S’agissant des préjudices allégués, la banque soutient que sa cliente ne démontre pas la réalité du préjudice invoquée. Et, si reconnaissance d’un préjudice, il ne pourrait s’agir que d’une perte de chance d’avoir pu éviter le risque réalisé. Or, en l’espèce, cette perte de chance est inexistante puisque Madame [W] [Y] était dès l’origine informée du caractère hautement risqué de ses investissements. De plus, malgré les avertissements de la banque sur le risque potentiel de fraude, elle a choisi de procéder aux virements litigieux.
En outre, les demandes formulées par Madame [Y] au titre d’un prétendu préjudice moral à hauteur de 2.000 € sont non seulement totalement injustifiées mais en outre, particulièrement infondées dans la mesure où Madame [W] [Y], de par ses nombreuses imprudences, est à l’origine exclusive du préjudice qu’elle revendique.
Pour un plus ample exposé des faits, moyens et prétentions des parties, il est renvoyé aux écritures visées ci-dessus conformément aux dispositions de l’article 455 du code de procédure civile.

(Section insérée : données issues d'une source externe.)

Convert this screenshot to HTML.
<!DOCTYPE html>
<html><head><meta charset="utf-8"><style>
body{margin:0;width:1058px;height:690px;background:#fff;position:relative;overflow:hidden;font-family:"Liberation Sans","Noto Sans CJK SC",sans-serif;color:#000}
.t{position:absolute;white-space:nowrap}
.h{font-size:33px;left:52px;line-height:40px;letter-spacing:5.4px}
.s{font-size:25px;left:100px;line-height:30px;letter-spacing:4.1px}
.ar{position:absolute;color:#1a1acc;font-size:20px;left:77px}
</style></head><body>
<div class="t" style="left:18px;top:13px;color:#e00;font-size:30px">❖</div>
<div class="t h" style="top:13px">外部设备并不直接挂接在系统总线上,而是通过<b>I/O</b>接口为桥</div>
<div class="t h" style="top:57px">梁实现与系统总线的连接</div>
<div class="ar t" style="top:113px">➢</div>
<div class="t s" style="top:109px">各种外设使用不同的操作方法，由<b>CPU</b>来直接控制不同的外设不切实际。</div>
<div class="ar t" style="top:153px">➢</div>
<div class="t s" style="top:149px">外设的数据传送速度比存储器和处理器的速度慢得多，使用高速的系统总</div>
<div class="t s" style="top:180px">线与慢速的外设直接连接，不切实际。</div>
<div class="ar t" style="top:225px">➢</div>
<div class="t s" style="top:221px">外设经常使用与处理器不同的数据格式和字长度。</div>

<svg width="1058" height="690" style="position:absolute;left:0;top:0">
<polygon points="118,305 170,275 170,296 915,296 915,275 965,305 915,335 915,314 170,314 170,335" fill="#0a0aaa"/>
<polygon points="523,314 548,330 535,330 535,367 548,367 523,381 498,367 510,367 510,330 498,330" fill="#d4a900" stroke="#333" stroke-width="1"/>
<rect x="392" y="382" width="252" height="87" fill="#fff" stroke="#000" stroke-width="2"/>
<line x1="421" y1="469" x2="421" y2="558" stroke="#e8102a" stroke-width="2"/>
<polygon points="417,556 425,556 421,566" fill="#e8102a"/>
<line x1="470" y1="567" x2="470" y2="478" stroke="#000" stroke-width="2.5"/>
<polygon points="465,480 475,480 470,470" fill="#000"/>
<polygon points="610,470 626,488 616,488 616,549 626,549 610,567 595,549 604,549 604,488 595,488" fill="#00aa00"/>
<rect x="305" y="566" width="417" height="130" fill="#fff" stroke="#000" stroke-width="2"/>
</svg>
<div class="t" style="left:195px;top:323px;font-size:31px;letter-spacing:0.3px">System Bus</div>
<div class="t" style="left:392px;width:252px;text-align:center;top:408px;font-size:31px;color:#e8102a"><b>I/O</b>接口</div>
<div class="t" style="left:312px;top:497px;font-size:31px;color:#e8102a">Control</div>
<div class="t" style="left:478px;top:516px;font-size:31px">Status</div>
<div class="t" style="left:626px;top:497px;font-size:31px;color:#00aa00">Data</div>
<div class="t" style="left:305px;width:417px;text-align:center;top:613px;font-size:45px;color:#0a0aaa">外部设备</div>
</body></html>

La mise en état a été clôturée par ordonnance en date du 3 juillet 2024 et l’affaire fixée à plaider à l’audience du 17 septembre 2024 date à laquelle elle a été mise en délibéré au 19 novembre 2024, par mise à disposition au greffe.
PAR CES MOTIFS
Le tribunal,
Déboute Madame [W] [G] épouse [Y] et Madame [R] [Y] de leur demande de réparation du préjudice financier subi,
Déboute Madame [W] [G] épouse [Y] et Madame [R] [Y] de leur demande de dommages et intérêts au titre du préjudice moral,
Condamne in solidum Madame [W] [G] épouse [Y] et Madame [R] [Y] aux entiers dépens de la présente instance qui seront recouvrés par Maître Laurent BABIN, Avocat au Barreau de BORDEAUX, conformément à l’article 699 du code de procédure civile,
Condamne in solidum Madame [W] [G] épouse [Y] et Madame [R] [Y] à payer à la Banque Populaire Aquitaine Centre Atlantique la somme de 1 500€ au titre de l’article 700 du code de procédure civile,
Rappelle l’exécution provisoire de droit,
Rejette toute demande plus ample ou contraire.
La présente décision est signée par Mme Angélique QUESNEL, Juge , et Isabelle SANCHEZ, Greffier.